Mãe solteira  Cristina garante que não sente o preconceito na pele, nem em relação à filha na escola nem em relação à sua orientação. “Toda a gente sabe que ela não tem pai e que eu sou homossexual.” Quando Ana começar a perguntar pelo pai (algo que ainda não aconteceu), também já tem uma estratégia definida, que passa por “não fazer uma tempestade num copo de água”. “Se nós não o fizermos, as crianças também não o fazem”, sublinha, adiantando que as respostas às perguntas da filha vão ser sempre as adequadas à idade e ao seu entendimento do mundo: “Se fosse nesta altura, dizia-lhe que a mãe quis ter um bebé e que foi ao médico pôr uma sementinha.” É verdade que Ana nunca irá conhecer o pai – em Espanha os dadores de sémen são e permanecem anónimos. Mas Cristina não tem qualquer dúvida  de que para as crianças, “a única coisa que lhes interessa é que gostem delas”. E isso nunca faltará a Ana, em doses mais do que redobradas, ou não estivesse Cristina a cumprir um sonho de menina. Quantas pessoas é que o conseguem? E com tantas certezas? E com tanta simplicidade?

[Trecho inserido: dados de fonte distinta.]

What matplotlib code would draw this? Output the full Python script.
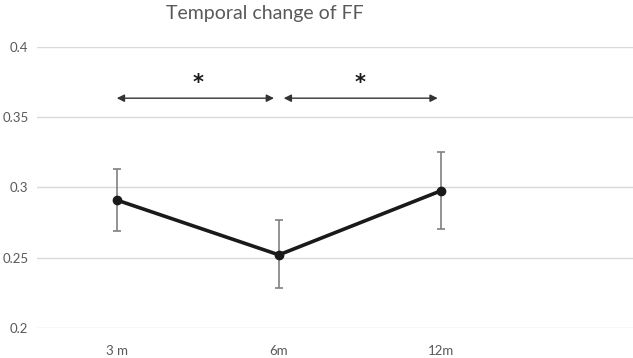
import matplotlib
matplotlib.use('Agg')
from matplotlib import pyplot as plt

labels = ['3 m', '6m', '12m']
ff = [0.291, 0.252, 0.2976]
err_low = [0.0223, 0.0236, 0.027]
err_high = [0.0223, 0.025, 0.0275]

plt.rcParams['font.family'] = ['Lato', 'DejaVu Sans']

fig = plt.figure(figsize=(6.33, 3.58), dpi=100)
ax = fig.add_axes([0.058, 0.084, 0.942, 0.785])

x = list(range(len(labels)))
ax.errorbar(x, ff, yerr=[err_low, err_high], fmt='none', ecolor='#808080',
            elinewidth=1.2, capsize=3, capthick=1.2, zorder=2)
ax.plot(x, ff, color='#1a1a1a', linewidth=2.6, marker='o', markersize=6, zorder=3)

# significance arrows
arrow_y = 0.3635
for a, b in [(0, 0.97), (1.03, 1.98)]:
    ax.annotate('', xy=(b, arrow_y), xytext=(a, arrow_y),
                arrowprops=dict(arrowstyle='<|-|>', color='#333333', lw=1.0,
                                mutation_scale=11, shrinkA=0, shrinkB=0))
for sx in [0.5, 1.5]:
    ax.text(sx, 0.3745, '*', ha='center', va='center', fontsize=15,
            fontweight='bold', color='#1a1a1a', family='DejaVu Sans')

ax.set_ylim(0.2, 0.4)
ax.set_yticks([0.2, 0.25, 0.3, 0.35, 0.4])
ax.set_yticklabels(['0.2', '0.25', '0.3', '0.35', '0.4'])
ax.set_xlim(-0.494, 3.185)
ax.set_xticks(x)
ax.set_xticklabels(labels)
ax.grid(axis='y', color='#d9d9d9', linewidth=1.0)
ax.set_axisbelow(True)
for s in ax.spines.values():
    s.set_visible(False)
ax.tick_params(length=0, colors='#595959', labelsize=9.5)
ax.tick_params(axis='x', pad=12)
ax.tick_params(axis='y', pad=6)

fig.text(265 / 633, 0.962, 'Temporal change of FF', ha='center', va='center',
         fontsize=14, color='#595959')

fig.savefig('out.png', dpi=100)
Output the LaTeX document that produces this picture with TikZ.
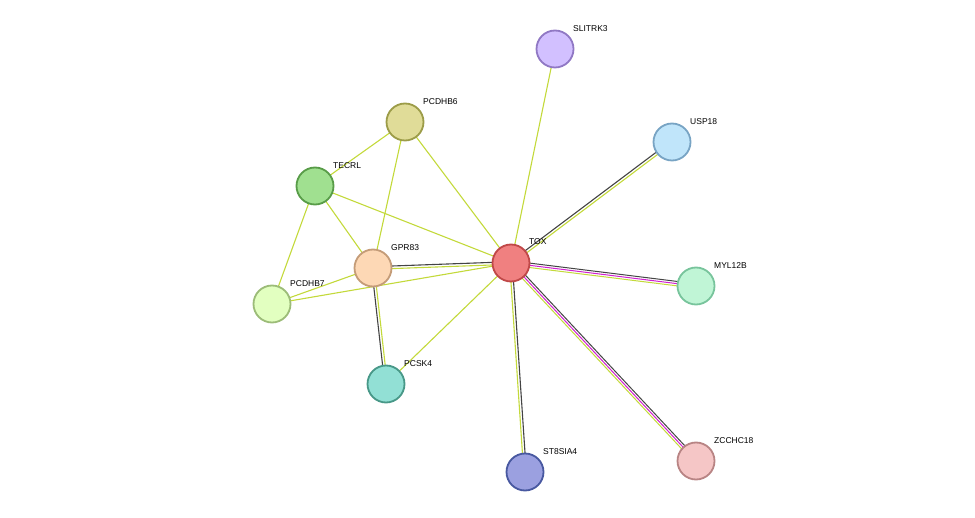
\documentclass[tikz,border=0pt]{standalone}
\usepackage{fontspec}
\setmainfont{Liberation Sans}
\usetikzlibrary{calc}
\definecolor{lgreen}{HTML}{C3D93A}
\definecolor{dgrey}{HTML}{444444}
\definecolor{mag}{HTML}{D020D0}
\tikzset{
  prot/.style={circle, draw, line width=1.8pt, minimum size=37pt, inner sep=0pt},
  lbl/.style={font=\fontsize{8.5}{9}\selectfont, anchor=south west, inner sep=1pt},
  edge/.style={line width=1.1pt, lgreen}
}
% two or three parallel lines between a and b
\newcommand{\pairedge}[4]{%
  \draw[line width=1.1pt, #3] ($(#1)!1.3pt!90:(#2)$) -- ($(#2)!1.3pt!-90:(#1)$);
  \draw[line width=1.1pt, #4] ($(#1)!1.3pt!-90:(#2)$) -- ($(#2)!1.3pt!90:(#1)$);}
\newcommand{\tripleedge}[2]{%
  \draw[line width=1pt, dgrey] ($(#1)!2.2pt!90:(#2)$) -- ($(#2)!2.2pt!-90:(#1)$);
  \draw[line width=1pt, mag] (#1) -- (#2);
  \draw[line width=1pt, lgreen] ($(#1)!2.2pt!-90:(#2)$) -- ($(#2)!2.2pt!90:(#1)$);}
\begin{document}
\begin{tikzpicture}[x=1pt, y=-1pt]
\useasboundingbox (0,0) rectangle (975,518);
\coordinate (tox) at (511,263);
\coordinate (slitrk3) at (555,49);
\coordinate (usp18) at (672,142);
\coordinate (myl12b) at (696,286);
\coordinate (zcchc18) at (696,461);
\coordinate (st8sia4) at (525,472);
\coordinate (pcsk4) at (386,384);
\coordinate (gpr83) at (373,268);
\coordinate (pcdhb7) at (272,304);
\coordinate (tecrl) at (315,186);
\coordinate (pcdhb6) at (405,122);

% edges
\draw[edge] (tox) -- (slitrk3);
\draw[edge] (tox) -- (pcsk4);
\draw[edge] (tox) -- (pcdhb7);
\draw[edge] (tox) -- (tecrl);
\draw[edge] (tox) -- (pcdhb6);
\draw[edge] (gpr83) -- (pcdhb6);
\draw[edge] (gpr83) -- (tecrl);
\draw[edge] (gpr83) -- (pcdhb7);
\draw[edge] (tecrl) -- (pcdhb6);
\draw[edge] (tecrl) -- (pcdhb7);
\pairedge{tox}{usp18}{dgrey}{lgreen}
\pairedge{tox}{st8sia4}{dgrey}{lgreen}
\pairedge{tox}{gpr83}{lgreen}{dgrey}
\pairedge{gpr83}{pcsk4}{lgreen}{dgrey}
\tripleedge{tox}{myl12b}
\tripleedge{tox}{zcchc18}

% proteins
\node[prot, fill={rgb,255:red,240;green,128;blue,128}, draw={rgb,255:red,192;green,72;blue,72}] (toxn) at (tox) {};
\node[prot, fill={rgb,255:red,210;green,192;blue,255}, draw={rgb,255:red,144;green,120;blue,196}] (slitrk3n) at (slitrk3) {};
\node[prot, fill={rgb,255:red,192;green,229;blue,250}, draw={rgb,255:red,120;green,164;blue,196}] (usp18n) at (usp18) {};
\node[prot, fill={rgb,255:red,192;green,245;blue,214}, draw={rgb,255:red,120;green,196;blue,156}] (myl12bn) at (myl12b) {};
\node[prot, fill={rgb,255:red,245;green,198;blue,198}, draw={rgb,255:red,184;green,132;blue,132}] (zcchc18n) at (zcchc18) {};
\node[prot, fill={rgb,255:red,155;green,160;blue,224}, draw={rgb,255:red,72;green,88;blue,160}] (st8sia4n) at (st8sia4) {};
\node[prot, fill={rgb,255:red,146;green,224;blue,213}, draw={rgb,255:red,72;green,152;blue,136}] (pcsk4n) at (pcsk4) {};
\node[prot, fill={rgb,255:red,253;green,216;blue,181}, draw={rgb,255:red,196;green,156;blue,120}] (gpr83n) at (gpr83) {};
\node[prot, fill={rgb,255:red,226;green,255;blue,192}, draw={rgb,255:red,156;green,188;blue,120}] (pcdhb7n) at (pcdhb7) {};
\node[prot, fill={rgb,255:red,160;green,224;blue,144}, draw={rgb,255:red,88;green,156;blue,72}] (tecrln) at (tecrl) {};
\node[prot, fill={rgb,255:red,224;green,220;blue,152}, draw={rgb,255:red,156;green,156;blue,72}] (pcdhb6n) at (pcdhb6) {};

% labels
\node[lbl] at (528,246) {TOX};
\node[lbl] at (572,33) {SLITRK3};
\node[lbl] at (689,126) {USP18};
\node[lbl] at (713,270) {MYL12B};
\node[lbl] at (713,445) {ZCCHC18};
\node[lbl] at (542,456) {ST8SIA4};
\node[lbl] at (403,368) {PCSK4};
\node[lbl] at (390,252) {GPR83};
\node[lbl] at (289,288) {PCDHB7};
\node[lbl] at (332,170) {TECRL};
\node[lbl] at (422,106) {PCDHB6};
\end{tikzpicture}
\end{document}
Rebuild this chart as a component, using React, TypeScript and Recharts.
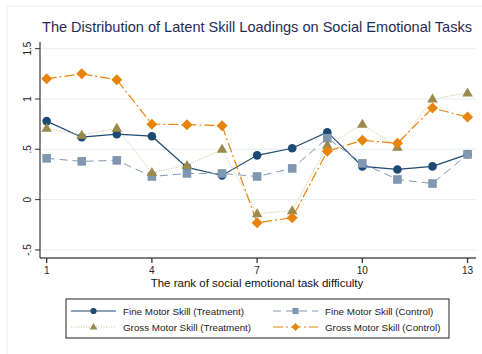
import { LineChart, Line, XAxis, YAxis, CartesianGrid } from 'recharts'

const RANKS = [1, 2, 3, 4, 5, 6, 7, 8, 9, 10, 11, 12, 13]
const FINE_TREATMENT = [0.78, 0.62, 0.65, 0.63, 0.32, 0.24, 0.44, 0.51, 0.67, 0.33, 0.3, 0.33, 0.45]
const FINE_CONTROL = [0.41, 0.38, 0.39, 0.23, 0.26, 0.26, 0.23, 0.31, 0.61, 0.36, 0.2, 0.16, 0.45]
const GROSS_TREATMENT = [0.71, 0.64, 0.71, 0.27, 0.34, 0.5, -0.14, -0.11, 0.54, 0.75, 0.52, 1.0, 1.06]
const GROSS_CONTROL = [1.2, 1.25, 1.19, 0.75, 0.745, 0.735, -0.23, -0.18, 0.48, 0.59, 0.56, 0.91, 0.82]

const X_TICKS = [1, 4, 7, 10, 13]
const Y_TICKS = [-0.5, 0, 0.5, 1, 1.5]
const Y_LABELS: Record<string, string> = { '-0.5': '-.5', '0': '0', '0.5': '.5', '1': '1', '1.5': '1.5' }

const NAVY = '#1d4a73'
const STEEL = '#7f97b1'
const OLIVE = '#9b8a4b'
const ORANGE = '#e8840c'
const FONT = '"Liberation Sans", Arial, sans-serif'

const chartData = RANKS.map((rank, i) => ({
  rank,
  fineT: FINE_TREATMENT[i],
  fineC: FINE_CONTROL[i],
  grossT: GROSS_TREATMENT[i],
  grossC: GROSS_CONTROL[i],
}))

function Circle({ cx, cy, s = 1 }: any) {
  return <circle cx={cx} cy={cy} r={4.3 * s} fill={NAVY} />
}
function Square({ cx, cy, s = 1 }: any) {
  const h = 4.3 * s
  return <rect x={cx - h} y={cy - h} width={2 * h} height={2 * h} fill={STEEL} />
}
function Triangle({ cx, cy, s = 1 }: any) {
  return (
    <polygon
      points={`${cx},${cy - 5.5 * s} ${cx - 5.3 * s},${cy + 3.5 * s} ${cx + 5.3 * s},${cy + 3.5 * s}`}
      fill={OLIVE}
    />
  )
}
function Diamond({ cx, cy, s = 1 }: any) {
  const h = 5.5 * s
  return <polygon points={`${cx},${cy - h} ${cx + h},${cy} ${cx},${cy + h} ${cx - h},${cy}`} fill={ORANGE} />
}

const dotOf = (Shape: any) => (props: any) => <Shape key={`d-${props.index}`} cx={props.cx} cy={props.cy} />

function YTick({ x, y, payload }: any) {
  return (
    <text x={x - 2} y={y} transform={`rotate(-90 ${x - 2} ${y})`} textAnchor="middle" fontSize={10} fill="#222" fontFamily={FONT}>
      {Y_LABELS[String(payload.value)]}
    </text>
  )
}

function XTick({ x, y, payload }: any) {
  return (
    <text x={x} y={y + 9} textAnchor="middle" fontSize={10} fill="#222" fontFamily={FONT}>
      {payload.value}
    </text>
  )
}

const LEGEND = [
  { label: 'Fine Motor Skill (Treatment)', color: NAVY, dash: undefined, shape: Circle, col: 0, row: 0, w: 1.2 },
  { label: 'Fine Motor Skill (Control)', color: STEEL, dash: '8 5', shape: Square, col: 1, row: 0, w: 1 },
  { label: 'Gross Motor Skill (Treatment)', color: '#c9bc94', dash: '1 1.5', shape: Triangle, col: 0, row: 1, w: 1 },
  { label: 'Gross Motor Skill (Control)', color: ORANGE, dash: '10 3 2 3', shape: Diamond, col: 1, row: 1, w: 1.2 },
]

export default function App() {
  return (
    <div style={{ position: 'relative', width: 482, height: 354, background: '#fff' }}>
      <style>{`body{margin:0}`}</style>
      <LineChart
        width={482}
        height={354}
        data={chartData}
        margin={{ top: 42, right: 6, bottom: 66, left: 8 }}
      >
        <CartesianGrid horizontal vertical={false} stroke="#e6eff2" horizontalValues={Y_TICKS} />
        <XAxis
          dataKey="rank"
          type="number"
          domain={[0.81, 13.24]}
          ticks={X_TICKS}
          allowDataOverflow
          height={30}
          stroke="#555"
          strokeWidth={1.3}
          tickSize={5}
          tickLine={{ stroke: '#333' }}
          tick={<XTick />}
        />
        <YAxis
          type="number"
          domain={[-0.58, 1.566]}
          ticks={Y_TICKS}
          allowDataOverflow
          width={32}
          stroke="#111"
          tickSize={5}
          tickLine={{ stroke: '#333' }}
          tick={<YTick />}
        />
        <Line dataKey="fineT" stroke={NAVY} strokeWidth={1.2} dot={dotOf(Circle)} activeDot={false} isAnimationActive={false} />
        <Line dataKey="fineC" stroke={STEEL} strokeWidth={1} strokeDasharray="8 5" dot={dotOf(Square)} activeDot={false} isAnimationActive={false} />
        <Line dataKey="grossT" stroke="#c9bc94" strokeWidth={1} strokeDasharray="1 1.5" dot={dotOf(Triangle)} activeDot={false} isAnimationActive={false} />
        <Line dataKey="grossC" stroke={ORANGE} strokeWidth={1.2} strokeDasharray="10 3 2 3" dot={dotOf(Diamond)} activeDot={false} isAnimationActive={false} />
      </LineChart>
      <svg width={482} height={354} style={{ position: 'absolute', left: 0, top: 0, pointerEvents: 'none' }}>
        <rect x={7} y={6} width={480} height={360} fill="none" stroke="#e9f0f3" />
        <text x={257} y={32} textAnchor="middle" fontSize={14.5} fill="#1e2d55" fontFamily={FONT} textLength={430} lengthAdjust="spacingAndGlyphs">
          The Distribution of Latent Skill Loadings on Social Emotional Tasks
        </text>
        <text x={257} y={287} textAnchor="middle" fontSize={11.5} fill="#111" fontFamily={FONT}>
          The rank of social emotional task difficulty
        </text>
        <rect x={66} y={299} width={383} height={39} fill="#fff" stroke="#222" strokeWidth={1} />
        {LEGEND.map((item) => {
          const x0 = item.col === 0 ? 71 : 273
          const y0 = item.row === 0 ? 311 : 327
          const Shape = item.shape
          return (
            <g key={item.label}>
              <line x1={x0} y1={y0} x2={x0 + 45} y2={y0} stroke={item.color} strokeWidth={item.w} strokeDasharray={item.dash} />
              <Shape cx={x0 + 22.5} cy={y0} s={0.72} />
              <text x={x0 + 52} y={y0 + 3.5} fontSize={9.8} fill="#222" fontFamily={FONT}>
                {item.label}
              </text>
            </g>
          )
        })}
      </svg>
    </div>
  )
}
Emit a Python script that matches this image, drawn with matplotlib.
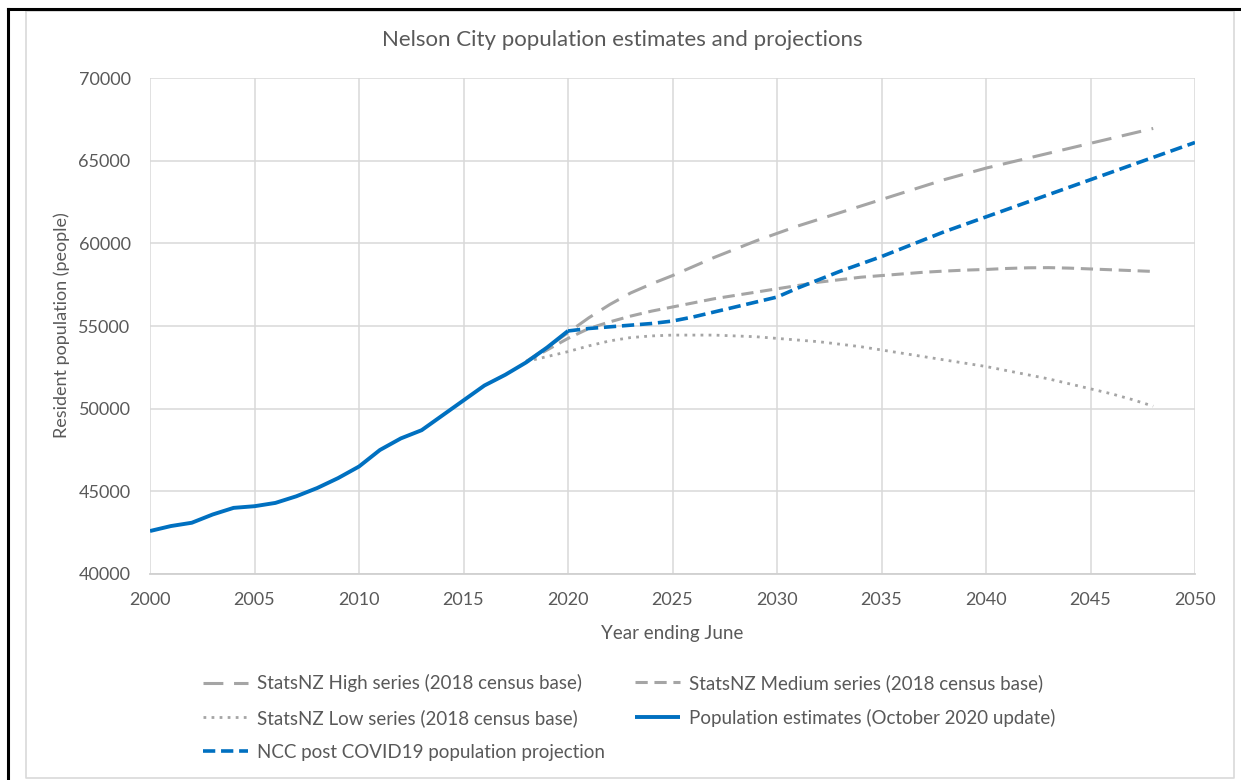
import matplotlib
matplotlib.use("Agg")
import matplotlib.pyplot as plt
from matplotlib.lines import Line2D

plt.rcParams['font.family'] = ['Lato', 'DejaVu Sans']

# ---------------- data ----------------
est_years = list(range(2000, 2021))
est_values = [42600, 42900, 43100, 43600, 44000, 44100, 44300, 44700, 45200, 45800,
              46500, 47500, 48200, 48700, 49600, 50500, 51400, 52050, 52800, 53700, 54700]

proj_years = list(range(2018, 2049))
high_values = [52850, 53700, 54600, 55500, 56300, 57000, 57550, 58050, 58600, 59150,
               59650, 60150, 60600, 61050, 61450, 61850, 62250, 62650, 63050, 63450,
               63850, 64200, 64550, 64850, 65150, 65450, 65750, 66050, 66350, 66650, 66950]
medium_values = [52850, 53550, 54250, 54850, 55250, 55600, 55900, 56150, 56400, 56650,
                 56850, 57050, 57250, 57450, 57650, 57800, 57950, 58050, 58150, 58250,
                 58320, 58380, 58420, 58480, 58520, 58530, 58500, 58450, 58400, 58350, 58300]
low_values = [52850, 53150, 53450, 53800, 54100, 54300, 54400, 54450, 54450, 54450,
              54400, 54350, 54250, 54150, 54050, 53900, 53750, 53550, 53350, 53150,
              52950, 52750, 52550, 52300, 52050, 51800, 51500, 51200, 50900, 50550, 50150]

ncc_years = list(range(2020, 2051))
ncc_values = [54700, 54850, 54950, 55050, 55150, 55300, 55550, 55850, 56150, 56450,
              56750, 57300, 57800, 58300, 58750, 59200, 59700, 60200, 60700, 61150,
              61600, 62050, 62500, 62950, 63400, 63850, 64300, 64750, 65200, 65650, 66100]

x_ticks = list(range(2000, 2051, 5))
y_ticks = list(range(40000, 70001, 5000))

title = "Nelson City population estimates and projections"
x_label = "Year ending June"
y_label = "Resident population (people)"
lbl_high = "StatsNZ High series (2018 census base)"
lbl_med = "StatsNZ Medium series (2018 census base)"
lbl_low = "StatsNZ Low series (2018 census base)"
lbl_est = "Population estimates (October 2020 update)"
lbl_ncc = "NCC post COVID19 population projection"

# ---------------- figure ----------------
W, H = 1241, 780
fig = plt.figure(figsize=(W / 100, H / 100), dpi=100)
ax = fig.add_axes([150 / W, 1 - 574 / H, (1195 - 150) / W, (574 - 78) / H])

grey = '#a5a5a5'
blue = '#0070c0'
txt = '#595959'
gridc = '#d9d9d9'

l_high, = ax.plot(proj_years, high_values, color=grey, lw=2.2,
                  linestyle=(0, (6.5, 3.5)), label=lbl_high)
l_med, = ax.plot(proj_years, medium_values, color=grey, lw=2.2,
                 linestyle=(0, (4, 2.2)), label=lbl_med)
l_low, = ax.plot(proj_years, low_values, color=grey, lw=2.0,
                 linestyle=(0, (1, 1.9)), label=lbl_low)
l_ncc, = ax.plot(ncc_years, ncc_values, color=blue, lw=2.6,
                 linestyle=(0, (3.4, 1.6)), label=lbl_ncc)
l_est, = ax.plot(est_years, est_values, color=blue, lw=2.8,
                 solid_capstyle='butt', label=lbl_est)

ax.set_xlim(2000, 2050)
ax.set_ylim(40000, 70000)
ax.set_xticks(x_ticks)
ax.set_yticks(y_ticks)
ax.grid(True, color=gridc, lw=1.1)
ax.set_axisbelow(True)
for s in ['top', 'right', 'left']:
    ax.spines[s].set_visible(False)
ax.spines['bottom'].set_color('#d0d0d0')
ax.spines['bottom'].set_linewidth(1.3)
ax.tick_params(length=0, labelsize=13, colors=txt)
ax.tick_params(axis='x', pad=13)
ax.tick_params(axis='y', pad=14)

fig.text(622 / W, 1 - 40 / H, title, ha='center', va='center', fontsize=16, color=txt)
fig.text(672 / W, 1 - 633 / H, x_label, ha='center', va='center', fontsize=13.5, color=txt)
fig.text(62 / W, 1 - 325 / H, y_label, ha='center', va='center', rotation=90,
         fontsize=13, color=txt)

leg_kw = dict(loc='upper left', frameon=False, fontsize=13.5, labelcolor=txt,
              handlelength=2.4, handletextpad=0.5, labelspacing=0.9,
              borderpad=0, borderaxespad=0)
h1 = [l_high, l_low, l_ncc]
h2 = [l_med, l_est]
fig.legend(handles=h1, labels=[h.get_label() for h in h1],
           bbox_to_anchor=(203 / W, 1 - 674 / H), **leg_kw)
fig.legend(handles=h2, labels=[h.get_label() for h in h2],
           bbox_to_anchor=(635 / W, 1 - 674 / H), **leg_kw)

# chart border (grey) and screenshot frame (black)
fig.add_artist(Line2D([26 / W, 26 / W, 1234 / W, 1234 / W, 26 / W],
                      [1 - 11 / H, 1 - 778 / H, 1 - 778 / H, 1 - 11 / H, 1 - 11 / H],
                      transform=fig.transFigure, color='#d9d9d9', lw=1.2))
fig.add_artist(Line2D([8 / W, 8 / W], [0, 1 - 9 / H], transform=fig.transFigure,
                      color='black', lw=2.2))
fig.add_artist(Line2D([8 / W, 1], [1 - 9 / H, 1 - 9 / H], transform=fig.transFigure,
                      color='black', lw=2.2))

fig.savefig('out.png', dpi=100)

Esta “mãe solteira” acredita que as crianças só demonstram comportamentos preconceituosos devido à educação que lhes é dada em casa e aos estigmas que os adultos criam e que transmitem aos mais novos, como acontecia, por exemplo em relação ao racismo, ou ao estigma nos anos 70 e 80 dos pais divorciados, recorda. Cristina tomou a opção de ser mãe solteira, como qualquer outra mulher o faz independentemente da orientação sexual. A maternidade sempre esteve em primeiro plano. Encontrar a “alma gémea” não é, como nunca foi, uma prioridade. “Se acontecer, também é bom.” A acontecer, espera que nessa altura a co-adopção já seja uma realidade. 

Mãe há só duas A brasileira Syara Proutiére e a italiana Sandra Feroleto têm uma história diferente. O casal, que mora na Suíça, país que como Portugal não permite a adopção nem a co-adopção por casais do mesmo sexo, conheceu-se há sete anos. Fintando a lei, Sandra e Syara decidiram adoptar uma criança, o pequeno Wisderson, agora com três anos e meio. São uma família literalmente arco-íris: Syara é morena, tem nacionalidade brasileira e francesa, Sandra tem cabelos loiros e é italiana. E Wisderson é um “chocolatinho” negro haitiano. 

Syara e Sandra ainda não casaram porque no país onde vivem não é permitido que casais do mesmo sexo recorram à adopção. Na realidade, antes de “oficializar” a união entre as duas perante a lei, o mais importante era ter filhos. Para adoptar Wisderson tiveram de esconder que eram um casal. Foi Sandra que deu o nome e a cara como solteira. Só no final do processo e quando já tinham a confirmação de que poderiam adoptar, é que a questão lhes foi colocada: “São um casal?” Revelaram que sim e do lado dos serviços a reacção foi inesperada. “Que bom, é melhor para a criança ter dois pais do que ter só um.” A lei não pensa o mesmo. 

Do Haiti receberam um dossiê com a primeira proposta de adopção e toda a documentação de Wisderson, na altura com apenas dez meses. E foi amor à primeira vista, tal como já antes tinha acontecido com elas. Oito meses depois, foram buscar o bebé ao Haiti, aproveitando também para conhecer melhor a cultura do país. E a entrada de um bebé em casa? “Foi delicioso”, respondem entre risos, com o sotaque brasileiro que é comum às duas. 

Em relação ao preconceito, atestam que não o sentem em lado nenhum. É certo que para os vizinhos parece “não ser tão simples assim”, mas os grandes entraves destes casais são os que as leis ainda colocam, quando não reconhecem os mesmos direitos na hora de ter filhos.